Et dans cette croisade morale à mi-chemin entre "1984" et une AG de syndic coopératif, on ne juge plus le propos, mais l’émotion qu’il suscite. Tu fais une blague ? On consulte les dégâts psychologiques collatéraux avant de décider si tu es un humoriste ou un terroriste du clavier.
3. Entre État de droit et État de flicage mou
Bien sûr, on vous dira que tout cela est fait pour le bien des gens. Pour protéger les âmes sensibles. Pour rendre l’espace numérique plus sûr, comme une cour de récréation suisse, avec des casques pour les idées et des genouillères pour les émotions. Très bien. Mais à force de vouloir désinfecter le débat public, on finit par transformer la liberté d’expression en une espèce de yaourt bio sans lactose : c’est lisse, c’est fade, et ça ne fait de mal à personne sauf au goût.
Car voyez-vous, chers lecteurs, ce n’est pas la haine qui me fait peur. C’est son contraire : l’unanimité hargneuse. Celle qui vous interdit de rire, de dire, de douter, de râler, de blasphémer, ou même de penser tout haut. C’est quand la bienveillance devient totalitaire qu’on commence à regretter les vieux cons malpolis qui savaient au moins écrire une insulte en alexandrin.
4. Conclusion (provisoire, parce que je me réserve le droit de radoter encore longtemps)
Desproges disait : "On peut rire de tout, mais pas avec n’importe qui." Aujourd’hui, on dirait plutôt : "On ne peut plus rire de rien, surtout avec quelqu’un." Et c’est bien là le drame.
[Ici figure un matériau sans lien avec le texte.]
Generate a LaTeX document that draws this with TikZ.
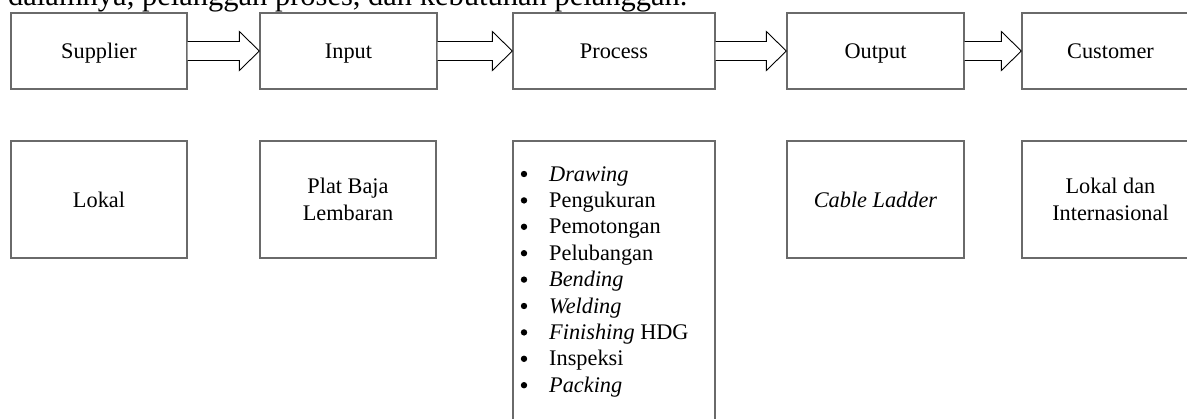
\documentclass[tikz,border=0pt]{standalone}
\usepackage{fontspec}
\setmainfont{Liberation Serif}
\usetikzlibrary{calc}
\definecolor{boxgray}{HTML}{6A6A6A}
\newcommand\blockarrow[2]{%
  \draw[flow] ([yshift=-9.5pt]#1.east) -- ([xshift=-20pt,yshift=-9.5pt]#2.west)
    -- ([xshift=-20pt,yshift=-19.5pt]#2.west) -- (#2.west)
    -- ([xshift=-20pt,yshift=19.5pt]#2.west) -- ([xshift=-20pt,yshift=9.5pt]#2.west)
    -- ([yshift=9.5pt]#1.east);}
\begin{document}
\begin{tikzpicture}[x=1pt,y=-1pt,
  box/.style={draw=boxgray,line width=1.3pt,fill=white,inner sep=0pt,
    font=\fontsize{22.3}{27}\selectfont,align=center},
  onel/.style={text height=15pt,text depth=0pt},
  flow/.style={draw=black,line width=0.9pt,fill=white,line join=miter},
  item/.style={anchor=base west,inner sep=0pt,font=\fontsize{22.3}{27}\selectfont},
  dot/.style={fill=black}]
\clip (0,0) rectangle (1187,418);
\fill[white] (0,0) rectangle (1187,418);
\node[anchor=base west,inner sep=0pt,font=\fontsize{30.5}{36}\selectfont] (para) at (8,5.5)
  {dalamnya, pelanggan proses, dan kebutuhan pelanggan.};
% top row
\node[box,onel,minimum width=176pt,minimum height=76pt] (sup) at (99,51) {Supplier};
\node[box,onel,minimum width=177pt,minimum height=76pt] (inp) at (348.5,51) {Input};
\node[box,onel,minimum width=202pt,minimum height=76pt] (proc) at (614,51) {Process};
\node[box,onel,minimum width=177pt,minimum height=76pt] (out) at (875.5,51) {Output};
\node[box,onel,minimum width=177pt,minimum height=76pt] (cust) at (1110.5,51) {Customer};
\blockarrow{sup}{inp}
\blockarrow{inp}{proc}
\blockarrow{proc}{out}
\blockarrow{out}{cust}
% bottom row
\node[box,onel,minimum width=176pt,minimum height=117pt] (lok) at (99,199.5) {Lokal};
\node[box,minimum width=176pt,minimum height=117pt] (plat) at (348,199.5) {Plat Baja\\Lembaran};
\node[box,minimum width=202pt,minimum height=309pt] (procd) at (614,295.5) {};
\node[box,onel,minimum width=177pt,minimum height=117pt] (cable) at (875.5,199.5) {\textit{Cable Ladder}};
\node[box,minimum width=177pt,minimum height=117pt] (intl) at (1110.5,199.5) {Lokal dan\\Internasional};
% list
\node[item] (l1) at (549,181) {\textit{Drawing}};
\node[item] (l2) at (549,207.4) {Pengukuran};
\node[item] (l3) at (549,233.8) {Pemotongan};
\node[item] (l4) at (549,260.2) {Pelubangan};
\node[item] (l5) at (549,286.6) {\textit{Bending}};
\node[item] (l6) at (549,313) {\textit{Welding}};
\node[item] (l7) at (549,339.4) {\textit{Finishing} HDG};
\node[item] (l8) at (549,365.8) {Inspeksi};
\node[item] (l9) at (549,392.2) {\textit{Packing}};
\foreach \i in {1,...,9}
  \fill[dot] ([xshift=-25pt,yshift=7pt]l\i.base west) circle (3.2pt);
\end{tikzpicture}
\end{document}
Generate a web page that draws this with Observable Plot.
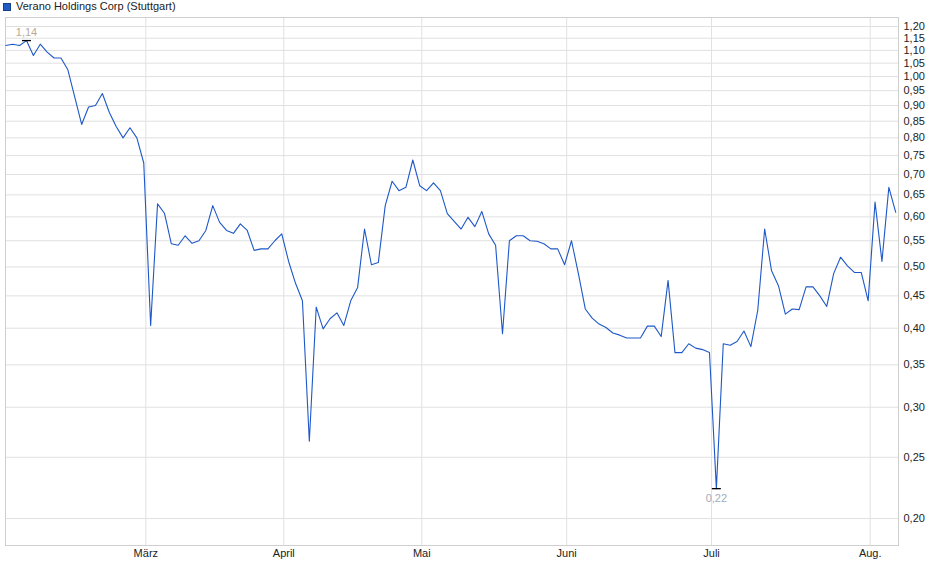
<!DOCTYPE html>
<html>
<head>
<meta charset="utf-8">
<script src="https://cdn.jsdelivr.net/npm/d3@7"></script>
<script src="https://cdn.jsdelivr.net/npm/@observablehq/plot@0.6"></script>
<style>
  body { margin: 0; background: #fff; }
  #wrap { position: relative; width: 940px; height: 579px; font-family: "Liberation Sans", Arial, sans-serif; }
  #legend { position: absolute; left: 3px; top: 0px; font-size: 11px; line-height: 13px; color: #222; display: flex; align-items: center; gap: 5px; }
  #legend .sw { width: 6px; height: 6px; background: #1f5bc6; border: 1px solid #173f86; }
</style>
</head>
<body>
<div id="wrap">
  <div id="legend"><span class="sw"></span><span>Verano Holdings Corp (Stuttgart)</span></div>
  <div id="chart"></div>
</div>
<script>
// Daily closing prices (EUR), one per trading day
const prices = [
  1.12, 1.125, 1.12, 1.14, 1.08, 1.125, 1.093, 1.07, 1.07, 1.025,
  0.928, 0.84, 0.895, 0.90, 0.94, 0.878, 0.834, 0.80, 0.83, 0.80,
  0.73, 0.404, 0.629, 0.608, 0.544, 0.541, 0.560, 0.545, 0.550, 0.571,
  0.625, 0.588, 0.571, 0.565, 0.585, 0.571, 0.531, 0.534, 0.534, 0.550,
  0.564, 0.51, 0.471, 0.442, 0.265, 0.432, 0.399, 0.414, 0.423, 0.404,
  0.442, 0.464, 0.574, 0.504, 0.508, 0.625, 0.683, 0.660, 0.668, 0.738,
  0.672, 0.660, 0.679, 0.660, 0.607, 0.59, 0.574, 0.599, 0.579, 0.612,
  0.564, 0.541, 0.392, 0.550, 0.560, 0.560, 0.550, 0.549, 0.544, 0.534,
  0.534, 0.504, 0.550, 0.488, 0.429, 0.415, 0.406, 0.401, 0.393, 0.390,
  0.386, 0.386, 0.386, 0.403, 0.403, 0.388, 0.476, 0.366, 0.366, 0.378,
  0.372, 0.370, 0.366, 0.223, 0.378, 0.376, 0.381, 0.396, 0.374, 0.427,
  0.574, 0.493, 0.467, 0.421, 0.429, 0.428, 0.465, 0.465, 0.450, 0.433,
  0.488, 0.518, 0.502, 0.490, 0.490, 0.442, 0.633, 0.510, 0.668, 0.610
];
// Month labels and the trading-day index of the first day of each month
const monthLabels = ["März", "April", "Mai", "Juni", "Juli", "Aug."];
const monthStartIndex = [20, 40, 60, 81, 102, 125];
// Price axis tick values
const yTicks = [0.20, 0.25, 0.30, 0.35, 0.40, 0.45, 0.50, 0.55, 0.60, 0.65, 0.70,
  0.75, 0.80, 0.85, 0.90, 0.95, 1.00, 1.05, 1.10, 1.15, 1.20];

const data = prices.map((v, i) => ({i, v}));
const tickShift = 0.3;
const tickPos = monthStartIndex.map(d => d + tickShift);
const labelByPos = new Map(tickPos.map((p, k) => [p, monthLabels[k]]));
const fmt = d => d3.format(".2f")(d).replace(".", ",");

const hi = data.reduce((a, b) => (b.v > a.v ? b : a));
const lo = data.reduce((a, b) => (b.v < a.v ? b : a));

const chart = Plot.plot({
  width: 940,
  height: 579,
  marginTop: 17,
  marginBottom: 34,
  marginLeft: 5,
  marginRight: 42,
  style: {fontFamily: "'Liberation Sans', Arial, sans-serif", fontSize: "11px", color: "#222", background: "transparent"},
  x: {type: "linear", domain: [-0.04, 129.4], axis: null},
  y: {type: "log", domain: [0.1813, 1.240], axis: null},
  marks: [
    Plot.gridY(yTicks, {stroke: "#e0e0e0", strokeOpacity: 1}),
    Plot.gridX(tickPos, {stroke: "#e0e0e0", strokeOpacity: 1}),
    Plot.frame({stroke: "#cfcfcf"}),
    Plot.axisY(yTicks, {anchor: "right", label: null, tickSize: 0, tickPadding: 5, tickFormat: fmt, fill: "#222"}),
    Plot.axisX(tickPos, {anchor: "bottom", label: null, tickSize: 0, tickPadding: 4, tickFormat: d => labelByPos.get(d), fill: "#222"}),
    Plot.line(data, {x: "i", y: "v", stroke: "#1e58c8", strokeWidth: 1.1}),
    Plot.link([hi, lo], {x1: d => d.i - 0.65, x2: d => d.i + 0.65, y1: "v", y2: "v", stroke: "#000", strokeWidth: 1.3}),
    Plot.text([hi], {x: "i", y: "v", text: d => fmt(d.v), dy: -8, fill: "#b8aa96", fontSize: 11}),
    Plot.text([lo], {x: "i", y: "v", text: d => fmt(d.v), dy: 10, fill: "#a2abbb", fontSize: 11})
  ]
});
document.getElementById("chart").appendChild(chart);
</script>
</body>
</html>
La haine ordinaire est morte. Vive la tristesse réglementée.
Mais je m’en fous. Moi, je continuerai de haïr, à ma façon. En silence, dans mon coin, avec un verre de rouge et un dictionnaire. Parce qu’il y a des jours où il n’y a que la haine, la vraie, la littéraire, pour vous faire croire que l’humanité vaut encore le détour.
Et si un jour l’Arcom m’interdit de penser, eh bien je penserai quand même. Mais en verlan.